Jorge Gibert Tarruell
Monje cisterciense

sábado, 6 de diciembre de 2014

FIESTA DE LA INMACULADA

Oh Dios, que por la
 Concepción Inmaculada 
de la Virgen María 
preparaste a tu Hijo 
una digna morada, 
y en previsión de la muerte
 de tu Hijo la preservaste 
de todo pecado, concédenos, 
por su intercesión, 
llegar a ti limpios de todas
 nuestras culpas.


          Dijo Dios a la serpiente: Establezco hostilidades entre ti y la mujer, entre tu estirpe y la suya; ella te herirá en la cabeza. El relato del Génesis que se lee hoy evoca la situación del hombre que, al desobedecer a Dios, quedó  sometido al combate constante entre el bien y el mal. Sin embargo la tradición cristiana ha sabido descubrir en esta página sombría un signo de esperanza en el sentido de que la victoria final será para el género humano.
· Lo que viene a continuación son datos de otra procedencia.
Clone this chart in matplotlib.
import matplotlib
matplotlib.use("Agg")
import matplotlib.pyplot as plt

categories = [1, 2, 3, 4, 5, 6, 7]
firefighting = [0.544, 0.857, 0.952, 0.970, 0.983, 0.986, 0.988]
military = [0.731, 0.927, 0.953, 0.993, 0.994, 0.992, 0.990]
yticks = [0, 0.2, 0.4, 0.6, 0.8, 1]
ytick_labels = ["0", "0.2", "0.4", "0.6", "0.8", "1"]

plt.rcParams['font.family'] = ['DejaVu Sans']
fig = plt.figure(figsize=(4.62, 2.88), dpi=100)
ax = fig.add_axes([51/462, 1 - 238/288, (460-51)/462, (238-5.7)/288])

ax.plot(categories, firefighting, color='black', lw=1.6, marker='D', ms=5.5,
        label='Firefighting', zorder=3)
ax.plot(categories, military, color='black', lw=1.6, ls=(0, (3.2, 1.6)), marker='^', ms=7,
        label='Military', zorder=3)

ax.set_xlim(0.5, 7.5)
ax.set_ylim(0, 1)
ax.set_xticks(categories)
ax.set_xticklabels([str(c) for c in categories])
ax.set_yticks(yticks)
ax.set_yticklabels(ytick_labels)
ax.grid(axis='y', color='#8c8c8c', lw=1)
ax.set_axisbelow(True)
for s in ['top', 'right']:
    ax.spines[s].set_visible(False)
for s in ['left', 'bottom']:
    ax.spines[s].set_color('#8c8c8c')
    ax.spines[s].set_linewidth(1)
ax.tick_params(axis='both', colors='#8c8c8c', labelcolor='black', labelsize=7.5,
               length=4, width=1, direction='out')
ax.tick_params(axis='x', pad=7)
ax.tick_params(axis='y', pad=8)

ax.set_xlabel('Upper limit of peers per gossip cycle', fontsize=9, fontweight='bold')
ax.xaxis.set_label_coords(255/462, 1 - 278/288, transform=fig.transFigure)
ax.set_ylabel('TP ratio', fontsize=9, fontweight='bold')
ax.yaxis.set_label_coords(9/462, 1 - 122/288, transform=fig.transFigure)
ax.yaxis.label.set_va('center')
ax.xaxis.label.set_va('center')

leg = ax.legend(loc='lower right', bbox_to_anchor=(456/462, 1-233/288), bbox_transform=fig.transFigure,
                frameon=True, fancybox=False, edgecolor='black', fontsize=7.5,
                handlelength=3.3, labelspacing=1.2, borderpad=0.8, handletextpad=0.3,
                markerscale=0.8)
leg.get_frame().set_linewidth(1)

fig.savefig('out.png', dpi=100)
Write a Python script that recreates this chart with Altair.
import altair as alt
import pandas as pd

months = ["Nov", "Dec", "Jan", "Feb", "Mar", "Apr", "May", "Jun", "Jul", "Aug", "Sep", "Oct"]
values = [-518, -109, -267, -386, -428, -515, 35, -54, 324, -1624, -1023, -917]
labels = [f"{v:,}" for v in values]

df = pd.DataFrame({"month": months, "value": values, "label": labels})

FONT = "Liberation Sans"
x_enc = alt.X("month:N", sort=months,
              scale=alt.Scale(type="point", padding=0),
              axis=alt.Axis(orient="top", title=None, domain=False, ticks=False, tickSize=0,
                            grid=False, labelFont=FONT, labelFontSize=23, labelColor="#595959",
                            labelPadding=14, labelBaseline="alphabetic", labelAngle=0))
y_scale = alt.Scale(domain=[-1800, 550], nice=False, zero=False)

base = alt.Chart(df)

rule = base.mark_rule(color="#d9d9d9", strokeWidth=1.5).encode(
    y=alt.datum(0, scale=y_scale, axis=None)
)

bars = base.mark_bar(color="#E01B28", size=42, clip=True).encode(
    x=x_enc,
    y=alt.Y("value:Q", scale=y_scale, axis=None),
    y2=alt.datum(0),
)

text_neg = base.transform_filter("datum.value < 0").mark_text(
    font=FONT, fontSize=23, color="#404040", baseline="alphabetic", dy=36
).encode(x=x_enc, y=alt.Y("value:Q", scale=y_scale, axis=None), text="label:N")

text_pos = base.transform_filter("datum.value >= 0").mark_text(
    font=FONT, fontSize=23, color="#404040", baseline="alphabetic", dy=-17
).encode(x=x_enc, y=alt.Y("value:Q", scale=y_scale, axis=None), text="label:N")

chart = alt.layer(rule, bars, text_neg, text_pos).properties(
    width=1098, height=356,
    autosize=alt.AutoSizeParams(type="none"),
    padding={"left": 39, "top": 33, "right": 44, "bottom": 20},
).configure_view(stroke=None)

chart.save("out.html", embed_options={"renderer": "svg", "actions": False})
En efecto, la estirpe de la mujer vencerá al maligno, cuando Dios, hecho hombre en el seno de María, se convertirá en salvación para toda la humanidad. El nombre de "madre de todos los hombres" con el que Adán saluda a Eva, encontrará su total realización en María, cuya maternidad será extendida, al pie de la cruz y por voluntad de Jesús crucificado, a todos los hijos de Dios.

         El designio de salvación dispuesto por Dios ha sido recordado por San Pablo en la segunda lectura, al afirmar que Él ha bendecido en Jesús a toda la humanidad para que fuésemos santos e irreprochables ante él por el amor, para alabanza de su gloria. Este magnífico plan preparado por Dios tuvo su inicio en la persona de María, elegida y predestinada por Dios para ser la Madre de su Hijo en el momento de la Encarnación. El privilegio de la Concepción Inmaculada de María no aleja a la humilde Virgen de Nazaret del resto del pueblo de Dios, sino que hace de ella la primera criatura que recibe el don gratuito de la bendición divina en toda su plenitud, obtenida por el sacrificio de Jesús para todo el género humano.
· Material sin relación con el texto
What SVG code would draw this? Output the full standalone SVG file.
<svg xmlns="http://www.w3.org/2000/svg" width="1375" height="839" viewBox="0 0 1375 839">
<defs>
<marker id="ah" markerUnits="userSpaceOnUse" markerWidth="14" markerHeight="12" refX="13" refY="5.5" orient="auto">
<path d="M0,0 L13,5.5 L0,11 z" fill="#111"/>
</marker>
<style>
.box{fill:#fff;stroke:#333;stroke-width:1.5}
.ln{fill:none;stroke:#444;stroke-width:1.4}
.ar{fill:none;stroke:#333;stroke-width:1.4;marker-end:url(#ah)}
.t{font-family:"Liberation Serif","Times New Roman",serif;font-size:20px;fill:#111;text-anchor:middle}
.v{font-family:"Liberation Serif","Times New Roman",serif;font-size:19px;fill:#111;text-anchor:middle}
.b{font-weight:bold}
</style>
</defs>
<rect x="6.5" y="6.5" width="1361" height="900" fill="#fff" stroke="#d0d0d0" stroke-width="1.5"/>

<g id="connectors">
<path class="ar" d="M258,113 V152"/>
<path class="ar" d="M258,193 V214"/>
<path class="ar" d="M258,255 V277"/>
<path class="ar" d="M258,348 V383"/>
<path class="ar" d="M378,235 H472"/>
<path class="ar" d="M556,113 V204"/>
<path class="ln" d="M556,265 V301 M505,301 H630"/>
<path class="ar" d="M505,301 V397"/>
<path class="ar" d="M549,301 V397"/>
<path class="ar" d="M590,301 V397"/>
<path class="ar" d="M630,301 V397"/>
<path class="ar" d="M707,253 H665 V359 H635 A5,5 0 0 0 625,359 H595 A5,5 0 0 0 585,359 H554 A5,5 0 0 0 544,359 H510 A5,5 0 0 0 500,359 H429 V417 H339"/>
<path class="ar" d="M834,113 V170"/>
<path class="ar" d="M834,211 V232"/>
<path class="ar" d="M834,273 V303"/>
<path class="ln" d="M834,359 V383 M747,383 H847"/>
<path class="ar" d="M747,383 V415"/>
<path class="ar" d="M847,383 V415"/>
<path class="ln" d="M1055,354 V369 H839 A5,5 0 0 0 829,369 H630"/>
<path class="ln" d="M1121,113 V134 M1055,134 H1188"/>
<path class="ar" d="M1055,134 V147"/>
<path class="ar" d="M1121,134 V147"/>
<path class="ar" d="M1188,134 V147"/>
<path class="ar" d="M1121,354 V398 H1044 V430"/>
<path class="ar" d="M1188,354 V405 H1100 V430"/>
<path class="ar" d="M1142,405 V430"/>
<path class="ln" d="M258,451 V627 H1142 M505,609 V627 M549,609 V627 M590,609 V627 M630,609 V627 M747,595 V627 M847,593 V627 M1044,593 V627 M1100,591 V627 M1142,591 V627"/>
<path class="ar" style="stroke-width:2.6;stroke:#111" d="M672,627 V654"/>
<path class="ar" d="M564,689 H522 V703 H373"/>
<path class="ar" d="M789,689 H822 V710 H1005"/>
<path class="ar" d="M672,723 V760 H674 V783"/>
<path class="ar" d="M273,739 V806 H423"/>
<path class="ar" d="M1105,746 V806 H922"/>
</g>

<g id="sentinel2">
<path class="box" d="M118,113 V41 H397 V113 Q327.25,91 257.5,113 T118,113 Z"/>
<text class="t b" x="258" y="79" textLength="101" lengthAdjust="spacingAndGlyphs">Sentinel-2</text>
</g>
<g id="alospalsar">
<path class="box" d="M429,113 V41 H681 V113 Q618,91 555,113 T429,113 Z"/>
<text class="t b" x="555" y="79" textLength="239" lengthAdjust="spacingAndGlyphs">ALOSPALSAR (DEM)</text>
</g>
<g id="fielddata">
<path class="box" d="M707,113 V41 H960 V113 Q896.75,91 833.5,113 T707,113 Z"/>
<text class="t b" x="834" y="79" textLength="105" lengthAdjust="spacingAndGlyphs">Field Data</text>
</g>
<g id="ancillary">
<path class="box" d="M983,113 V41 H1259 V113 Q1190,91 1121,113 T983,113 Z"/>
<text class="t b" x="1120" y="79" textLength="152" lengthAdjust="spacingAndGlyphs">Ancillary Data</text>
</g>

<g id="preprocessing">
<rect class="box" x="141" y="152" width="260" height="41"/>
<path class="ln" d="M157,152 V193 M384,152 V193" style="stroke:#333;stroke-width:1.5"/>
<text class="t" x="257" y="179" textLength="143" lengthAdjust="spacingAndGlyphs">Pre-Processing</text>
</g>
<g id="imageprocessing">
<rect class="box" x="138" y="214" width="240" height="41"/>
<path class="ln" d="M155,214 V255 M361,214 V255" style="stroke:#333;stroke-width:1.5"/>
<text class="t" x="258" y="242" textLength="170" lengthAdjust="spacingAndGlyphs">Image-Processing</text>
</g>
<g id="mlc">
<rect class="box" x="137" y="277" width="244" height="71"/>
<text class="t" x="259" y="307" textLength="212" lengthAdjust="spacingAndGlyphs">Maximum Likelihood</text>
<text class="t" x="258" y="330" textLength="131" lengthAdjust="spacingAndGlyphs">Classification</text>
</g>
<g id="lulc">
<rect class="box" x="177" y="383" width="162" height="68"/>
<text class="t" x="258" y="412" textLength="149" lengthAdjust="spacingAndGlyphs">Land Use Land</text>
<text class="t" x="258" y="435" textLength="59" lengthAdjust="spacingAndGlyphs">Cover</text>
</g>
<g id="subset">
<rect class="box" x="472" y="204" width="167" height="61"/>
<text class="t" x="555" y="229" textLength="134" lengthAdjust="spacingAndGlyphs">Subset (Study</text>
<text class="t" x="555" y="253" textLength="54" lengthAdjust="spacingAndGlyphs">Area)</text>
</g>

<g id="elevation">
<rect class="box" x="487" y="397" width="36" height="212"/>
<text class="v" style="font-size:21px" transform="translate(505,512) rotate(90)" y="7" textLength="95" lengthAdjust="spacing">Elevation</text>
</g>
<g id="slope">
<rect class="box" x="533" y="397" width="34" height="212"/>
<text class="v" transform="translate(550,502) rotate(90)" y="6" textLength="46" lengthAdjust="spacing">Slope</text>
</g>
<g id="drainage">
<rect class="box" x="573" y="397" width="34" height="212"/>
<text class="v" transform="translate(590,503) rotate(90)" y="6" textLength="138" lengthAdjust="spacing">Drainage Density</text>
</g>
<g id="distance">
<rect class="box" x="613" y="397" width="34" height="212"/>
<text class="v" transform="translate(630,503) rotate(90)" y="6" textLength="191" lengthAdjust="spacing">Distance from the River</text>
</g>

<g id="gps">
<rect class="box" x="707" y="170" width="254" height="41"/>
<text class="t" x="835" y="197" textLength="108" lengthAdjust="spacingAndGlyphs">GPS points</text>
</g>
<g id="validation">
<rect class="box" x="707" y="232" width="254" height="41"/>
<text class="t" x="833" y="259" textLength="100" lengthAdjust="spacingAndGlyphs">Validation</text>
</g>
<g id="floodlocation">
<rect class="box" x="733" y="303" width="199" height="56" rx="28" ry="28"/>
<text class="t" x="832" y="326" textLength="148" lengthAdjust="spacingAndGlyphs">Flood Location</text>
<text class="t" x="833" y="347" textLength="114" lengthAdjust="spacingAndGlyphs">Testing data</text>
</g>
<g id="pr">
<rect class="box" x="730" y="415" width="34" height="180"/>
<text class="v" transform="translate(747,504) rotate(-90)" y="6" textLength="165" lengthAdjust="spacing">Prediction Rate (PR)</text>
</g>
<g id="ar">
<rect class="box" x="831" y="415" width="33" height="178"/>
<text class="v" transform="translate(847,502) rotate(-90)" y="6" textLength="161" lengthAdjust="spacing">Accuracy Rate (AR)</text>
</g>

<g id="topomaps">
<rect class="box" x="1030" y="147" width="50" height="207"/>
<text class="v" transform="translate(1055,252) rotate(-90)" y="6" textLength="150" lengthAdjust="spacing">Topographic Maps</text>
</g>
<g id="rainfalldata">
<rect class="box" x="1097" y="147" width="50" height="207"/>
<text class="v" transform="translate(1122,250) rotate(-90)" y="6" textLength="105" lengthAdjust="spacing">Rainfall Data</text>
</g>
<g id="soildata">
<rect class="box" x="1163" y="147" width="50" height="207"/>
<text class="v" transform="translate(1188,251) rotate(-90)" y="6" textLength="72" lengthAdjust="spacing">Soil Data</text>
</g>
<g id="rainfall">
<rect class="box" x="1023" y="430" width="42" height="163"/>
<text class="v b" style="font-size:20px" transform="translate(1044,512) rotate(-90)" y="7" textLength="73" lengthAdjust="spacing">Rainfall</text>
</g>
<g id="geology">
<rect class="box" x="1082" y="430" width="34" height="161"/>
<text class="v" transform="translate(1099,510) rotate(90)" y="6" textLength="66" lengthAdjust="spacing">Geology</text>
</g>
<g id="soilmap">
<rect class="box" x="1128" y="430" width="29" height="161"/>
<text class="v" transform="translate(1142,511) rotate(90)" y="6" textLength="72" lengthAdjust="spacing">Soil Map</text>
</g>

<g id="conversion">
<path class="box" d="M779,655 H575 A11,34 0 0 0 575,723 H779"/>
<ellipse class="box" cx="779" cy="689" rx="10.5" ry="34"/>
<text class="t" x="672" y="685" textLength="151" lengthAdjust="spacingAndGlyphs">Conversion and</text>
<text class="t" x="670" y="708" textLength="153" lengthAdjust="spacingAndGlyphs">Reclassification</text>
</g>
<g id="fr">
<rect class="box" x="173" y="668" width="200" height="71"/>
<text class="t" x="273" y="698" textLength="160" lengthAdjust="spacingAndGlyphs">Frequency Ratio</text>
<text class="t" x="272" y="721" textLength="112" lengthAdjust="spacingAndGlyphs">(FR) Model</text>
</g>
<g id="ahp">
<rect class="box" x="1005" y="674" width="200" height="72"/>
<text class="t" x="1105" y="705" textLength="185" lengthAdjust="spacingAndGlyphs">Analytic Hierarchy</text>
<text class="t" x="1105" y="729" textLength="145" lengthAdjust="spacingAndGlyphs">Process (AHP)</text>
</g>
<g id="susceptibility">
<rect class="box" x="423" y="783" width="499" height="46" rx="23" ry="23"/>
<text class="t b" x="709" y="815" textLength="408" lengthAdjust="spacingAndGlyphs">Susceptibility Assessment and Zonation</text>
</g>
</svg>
         La lectura del Evangelio recuerda el anuncio del Ángel a María. Es uno de los textos bíblicos que más ha servido a la reflexión cristiana para profundizar el misterio de María, y en particular, su Concepción Inmaculada. San Lucas, al narrar el anuncio del Ángel a María, con sus palabras escogidas con precisión, evoca un contexto de referencias bíblicas que abren horizontes vastísimos, y colocan el "fiat", el sí de la Virgen en el centro de la historia de la salvación. «Alégrate, llena de gracia, -dice el Ángel -, el Señor está contigo, bendita tú entre las mujeres... No temas, has encontrado gracia ante Dios».

         Las palabras del Ángel, colocadas en el contexto de toda la Escritura bíblico,  hacen comprender que los anuncios proféticos relativos al pueblo escogido, no han de aplicarse a un pueblo concreto en la historia sino al resto fiel del pueblo, sobre el cual Dios ha mantenido su misericordia, y entre este resto fiel han de entenderse sobre todo como relativas a la humilde Virgen María, que aceptó acoger al Dios que, en su amor, viene a salvar a todos los hombres que estén dispuestos a acogerle con la misma generosidad de María. Sobre María descansa el Espíritu del Altísimo, aquel mismo Espíritu que al comienzo planeaba sobre las aguas para dar vida al universo, y que en el éxodo guió a Israel hacia la tierra prometida.

         En el corazón del Adviento, el tiempo litúrgico que invita a esperar la manifestación gloriosa del Señor, que, según las antiguas promesas, viene a salvar a todos los hombres, la contemplación del misterio de María en su Concepción Inmaculada, ofrece un ejemplo de esta salvación, que ha manifestado toda su magnificencia. En efecto, María es la primera criatura que ha sido redimida en plenitud, que ha participado totalmente en el misterio salvador de Jesús. María es pues el vértice santo del pueblo de Dios llamado a la santidad. Como cantaremos en el Prefacio, ella es «Comienzo e imagen de la Iglesia», a la cual pertenecemos también nosotros. Ella, con su "fiat" indica el camino a seguir, nos enseña a abrirnos generosamente a la acción salvadora de Dios, para que un día, con Ella, podamos participar plenamente en el Reino que su Hijo nos ha preparado.